The idea, aides say, is to bring the DPC into bureaucratic parity with the National Economic Council, which has served as a high-powered mechanism for coordinating the Administration's economic policy. Director Laura D'Andrea Tyson plans to leave, and deputy national security adviser Samuel R. (Sandy) Berger is thought to have the inside track as her successor.

Or Berger could become the national security adviser if Anthony Lake moves on. (Deputy secretary of State Strobe Talbott and U.S. representative to the United Nations Madeleine K. Albright are also said to be in the running.) Berger, popular inside the White House, is said to have been the main alternative to Bowles when Clinton and a handful of advisers deliberated for hours on Nov. 7 to select a new chief of staff.

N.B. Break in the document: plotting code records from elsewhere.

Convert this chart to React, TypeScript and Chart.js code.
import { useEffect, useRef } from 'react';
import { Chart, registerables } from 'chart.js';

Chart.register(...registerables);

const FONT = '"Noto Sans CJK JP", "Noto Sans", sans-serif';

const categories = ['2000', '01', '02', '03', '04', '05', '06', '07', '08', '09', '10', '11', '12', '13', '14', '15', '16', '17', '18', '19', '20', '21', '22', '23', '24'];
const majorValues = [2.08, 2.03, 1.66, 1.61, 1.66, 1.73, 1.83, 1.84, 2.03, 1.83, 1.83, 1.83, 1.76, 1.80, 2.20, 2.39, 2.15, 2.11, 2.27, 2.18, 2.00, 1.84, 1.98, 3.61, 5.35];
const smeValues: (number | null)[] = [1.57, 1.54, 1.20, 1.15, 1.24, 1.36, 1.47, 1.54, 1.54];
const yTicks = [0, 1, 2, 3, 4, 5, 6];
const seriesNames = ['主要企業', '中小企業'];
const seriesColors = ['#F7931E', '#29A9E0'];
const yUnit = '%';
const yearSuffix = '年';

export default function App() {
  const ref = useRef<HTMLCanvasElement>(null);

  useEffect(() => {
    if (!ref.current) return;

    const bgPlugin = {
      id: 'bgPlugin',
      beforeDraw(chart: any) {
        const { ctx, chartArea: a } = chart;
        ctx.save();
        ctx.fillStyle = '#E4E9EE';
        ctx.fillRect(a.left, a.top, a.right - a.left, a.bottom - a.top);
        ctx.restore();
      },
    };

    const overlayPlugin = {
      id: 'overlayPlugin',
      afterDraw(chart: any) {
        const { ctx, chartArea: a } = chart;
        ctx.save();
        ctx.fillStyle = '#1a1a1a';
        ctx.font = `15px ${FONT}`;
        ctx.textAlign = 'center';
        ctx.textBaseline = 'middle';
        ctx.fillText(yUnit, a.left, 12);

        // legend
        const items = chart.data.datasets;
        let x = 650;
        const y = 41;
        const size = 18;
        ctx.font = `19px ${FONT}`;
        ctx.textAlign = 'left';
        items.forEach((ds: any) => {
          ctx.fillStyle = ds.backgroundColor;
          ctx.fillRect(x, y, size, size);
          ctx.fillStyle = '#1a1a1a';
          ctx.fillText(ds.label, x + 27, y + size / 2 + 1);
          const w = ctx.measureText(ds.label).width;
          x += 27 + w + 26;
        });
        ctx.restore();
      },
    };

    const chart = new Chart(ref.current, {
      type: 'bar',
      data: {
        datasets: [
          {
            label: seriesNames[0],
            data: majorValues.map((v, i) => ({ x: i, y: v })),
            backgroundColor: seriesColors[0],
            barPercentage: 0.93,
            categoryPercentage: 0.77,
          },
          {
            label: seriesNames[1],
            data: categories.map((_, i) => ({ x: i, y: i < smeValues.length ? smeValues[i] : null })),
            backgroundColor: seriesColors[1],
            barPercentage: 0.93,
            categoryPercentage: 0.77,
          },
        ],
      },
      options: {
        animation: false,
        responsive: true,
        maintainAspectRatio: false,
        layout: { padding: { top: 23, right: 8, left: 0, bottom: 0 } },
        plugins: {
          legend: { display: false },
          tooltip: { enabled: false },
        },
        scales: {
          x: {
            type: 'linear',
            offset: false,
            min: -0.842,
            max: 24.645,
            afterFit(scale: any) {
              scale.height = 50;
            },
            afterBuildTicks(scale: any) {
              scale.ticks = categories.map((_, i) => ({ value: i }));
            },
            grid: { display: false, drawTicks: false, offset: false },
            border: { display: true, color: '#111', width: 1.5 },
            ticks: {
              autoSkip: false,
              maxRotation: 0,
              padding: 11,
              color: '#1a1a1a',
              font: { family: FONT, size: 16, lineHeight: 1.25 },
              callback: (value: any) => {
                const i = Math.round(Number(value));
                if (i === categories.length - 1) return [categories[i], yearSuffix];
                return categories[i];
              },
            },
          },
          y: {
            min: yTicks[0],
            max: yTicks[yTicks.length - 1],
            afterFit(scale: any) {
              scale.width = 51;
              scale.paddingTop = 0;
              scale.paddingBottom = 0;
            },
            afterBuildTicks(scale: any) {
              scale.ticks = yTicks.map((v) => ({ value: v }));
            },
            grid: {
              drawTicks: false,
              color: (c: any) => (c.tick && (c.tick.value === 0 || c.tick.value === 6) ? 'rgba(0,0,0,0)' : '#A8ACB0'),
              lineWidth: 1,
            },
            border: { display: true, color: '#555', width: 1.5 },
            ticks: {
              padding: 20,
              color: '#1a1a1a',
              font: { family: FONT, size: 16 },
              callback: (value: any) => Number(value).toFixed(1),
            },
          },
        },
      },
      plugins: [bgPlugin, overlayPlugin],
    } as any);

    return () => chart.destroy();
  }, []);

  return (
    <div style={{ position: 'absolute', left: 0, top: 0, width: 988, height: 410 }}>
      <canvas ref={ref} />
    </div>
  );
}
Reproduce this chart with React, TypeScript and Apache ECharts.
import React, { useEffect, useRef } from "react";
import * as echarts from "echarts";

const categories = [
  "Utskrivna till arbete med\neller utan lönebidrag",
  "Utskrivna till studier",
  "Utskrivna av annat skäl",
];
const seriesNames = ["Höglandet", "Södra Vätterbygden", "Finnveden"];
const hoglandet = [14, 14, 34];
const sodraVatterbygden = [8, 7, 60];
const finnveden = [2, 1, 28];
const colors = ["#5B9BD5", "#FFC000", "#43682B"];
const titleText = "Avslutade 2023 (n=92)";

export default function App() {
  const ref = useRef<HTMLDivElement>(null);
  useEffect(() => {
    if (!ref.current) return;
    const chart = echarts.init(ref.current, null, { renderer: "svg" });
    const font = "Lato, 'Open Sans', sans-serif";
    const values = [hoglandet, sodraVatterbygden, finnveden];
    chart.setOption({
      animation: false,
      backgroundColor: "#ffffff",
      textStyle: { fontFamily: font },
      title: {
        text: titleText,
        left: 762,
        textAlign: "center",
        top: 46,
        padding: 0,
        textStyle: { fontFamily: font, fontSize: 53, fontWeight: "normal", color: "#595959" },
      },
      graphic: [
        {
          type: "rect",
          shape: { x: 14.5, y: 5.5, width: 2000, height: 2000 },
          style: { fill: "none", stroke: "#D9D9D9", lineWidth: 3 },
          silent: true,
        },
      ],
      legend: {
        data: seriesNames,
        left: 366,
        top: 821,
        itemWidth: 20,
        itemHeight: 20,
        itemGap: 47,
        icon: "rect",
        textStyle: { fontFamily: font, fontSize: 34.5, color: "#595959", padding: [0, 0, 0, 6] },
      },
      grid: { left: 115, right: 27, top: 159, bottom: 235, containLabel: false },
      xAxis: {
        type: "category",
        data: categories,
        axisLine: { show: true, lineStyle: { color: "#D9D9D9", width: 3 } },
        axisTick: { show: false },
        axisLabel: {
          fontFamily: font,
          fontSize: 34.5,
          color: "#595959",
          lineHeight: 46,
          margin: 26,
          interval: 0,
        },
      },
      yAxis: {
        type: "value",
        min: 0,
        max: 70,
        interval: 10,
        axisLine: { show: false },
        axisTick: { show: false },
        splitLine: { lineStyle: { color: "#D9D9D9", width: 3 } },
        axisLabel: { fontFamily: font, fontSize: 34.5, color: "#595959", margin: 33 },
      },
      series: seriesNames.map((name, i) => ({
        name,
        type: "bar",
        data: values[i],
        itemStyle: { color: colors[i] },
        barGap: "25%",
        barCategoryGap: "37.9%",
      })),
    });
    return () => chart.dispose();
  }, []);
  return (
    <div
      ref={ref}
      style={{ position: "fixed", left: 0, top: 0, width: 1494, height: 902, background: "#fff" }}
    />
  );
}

"From my knowledge of Erskine," Rasco said, "I find him to be a person always looking to have things work most efficiently." Aides say he wants to make them accountable for doing what they're supposed to do. He isn't a fan of the sort of freewheeling entrepreneurship that has often characterized Clinton's White House -- "like a hallway of independent contractors," as a policy maker said. It's not uncommon for jobs to be tenuously connected to the organization chart or to entail duties that the titles don't describe.

How Bowles will fare in tidying things up remains to be seen. The structure of the White House, after all, arises from the instinctive, amorphous style of the man who occupies the Oval Office.

At least two of the switch-hitting advisers plan to depart -- Stephanopoulos and Rahm Emanuel, the assistant to Clinton for special projects, who has worked on issues ranging from welfare reform to relations with Israel. Emanuel may spend six months or so at the government's Overseas Private Investment Corp. before returning to his hometown of Chicago.

But others may stay. Presidential counselor Thomas F. (Mack) McLarty III, whose assignments have included the Olympics and Latin American relations, is trying to decide whether to return to Arkansas soon to run for the Senate if Dale Bumpers, a fourth-term Democrat, retires in 1998. Deputy White House counsel Bruce R. Lindsey's title hardly reflects his role as a troubleshooter on Whitewater and as a personal confidant to Clinton. "I don't sense Bruce Lindsey ever leaving," a well- connected Arkansan said.

The parade of announced departures is thought to have ended. Senior aides expected to stay include Marcia L. Hale, the director of intergovernmental relations; press secretary Michael D. McCurry; environmental adviser Kathleen A. McGinty; White House counsel John M. (Jack) Quinn; and John L. Hilley, the chief congressional lobbyist, unless ex-Sen. George J. Mitchell, his former boss, becomes Clinton's Secretary of State. Communications director Donald Baer, political director Douglas Sosnik and director of public liaison Alexis M. Herman may stay if they wish, officials said.

Bowles is also assembling his own coterie of aides. Podesta and Sylvia Mathews, who has been Treasury Secretary Robert E. Rubin's chief of staff, are expected to join deputy White House chief of staff Evelyn S. Lieberman. Insiders say to keep an eye on Victoria L. Radd, a veteran of Clinton's campaigns who has been an associate White House counsel and deputy communications director. She ran the issues team for Bowles as he prepared Clinton for this fall's presidential debates and is said to sit in on all of the meetings to plan a second term.

But other roles have gone begging, at least so far. Neither Bowles nor anyone currently on Clinton's staff seems suited to conduct the sort of high-level negotiations with Congress that Panetta, a former Member, handled or to represent the White House in televised interviews.

But, a White House aide said, "Erskine knows what he doesn't know." For Clinton's sake, he'd better.